The exercise: Copy verbatim the block of lines in the entries below whose first line contains "Reproduce this chart with Apache ECharts." and whose last line contains "var myChart = echarts.init(document.getElementById('main'));". Leave out all other lines.

Entries provided:
-*-

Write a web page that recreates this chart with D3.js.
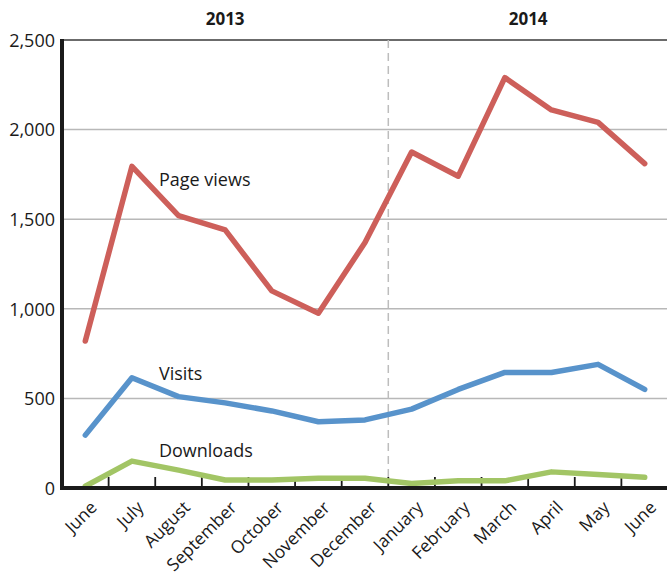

-*-

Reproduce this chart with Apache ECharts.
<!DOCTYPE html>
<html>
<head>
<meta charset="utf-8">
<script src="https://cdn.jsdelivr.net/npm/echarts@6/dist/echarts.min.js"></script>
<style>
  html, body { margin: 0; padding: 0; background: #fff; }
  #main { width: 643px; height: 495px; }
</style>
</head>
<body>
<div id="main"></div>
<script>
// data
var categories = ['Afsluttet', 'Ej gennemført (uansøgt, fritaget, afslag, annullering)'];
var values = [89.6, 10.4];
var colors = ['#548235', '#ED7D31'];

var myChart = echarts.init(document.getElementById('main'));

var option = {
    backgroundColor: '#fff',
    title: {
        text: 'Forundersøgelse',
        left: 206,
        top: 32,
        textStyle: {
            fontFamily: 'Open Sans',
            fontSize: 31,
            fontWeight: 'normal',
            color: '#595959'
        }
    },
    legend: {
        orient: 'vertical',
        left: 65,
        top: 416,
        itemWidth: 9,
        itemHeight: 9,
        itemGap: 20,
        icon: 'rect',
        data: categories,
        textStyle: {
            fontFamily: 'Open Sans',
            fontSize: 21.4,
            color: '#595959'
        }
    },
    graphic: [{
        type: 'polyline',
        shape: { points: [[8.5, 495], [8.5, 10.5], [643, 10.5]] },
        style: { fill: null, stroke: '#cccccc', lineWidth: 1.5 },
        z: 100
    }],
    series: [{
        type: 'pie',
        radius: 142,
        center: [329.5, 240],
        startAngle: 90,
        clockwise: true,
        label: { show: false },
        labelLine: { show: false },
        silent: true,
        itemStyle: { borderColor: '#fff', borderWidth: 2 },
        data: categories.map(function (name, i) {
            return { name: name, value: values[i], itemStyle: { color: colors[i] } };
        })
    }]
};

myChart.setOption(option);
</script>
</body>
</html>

-*-

Answer below:
Reproduce this chart with Apache ECharts.
<!DOCTYPE html>
<html>
<head>
<meta charset="utf-8">
<script src="https://cdn.jsdelivr.net/npm/echarts@6/dist/echarts.min.js"></script>
<style>
  html, body { margin: 0; padding: 0; background: #fff; }
  #main { width: 643px; height: 495px; }
</style>
</head>
<body>
<div id="main"></div>
<script>
// data
var categories = ['Afsluttet', 'Ej gennemført (uansøgt, fritaget, afslag, annullering)'];
var values = [89.6, 10.4];
var colors = ['#548235', '#ED7D31'];

var myChart = echarts.init(document.getElementById('main'));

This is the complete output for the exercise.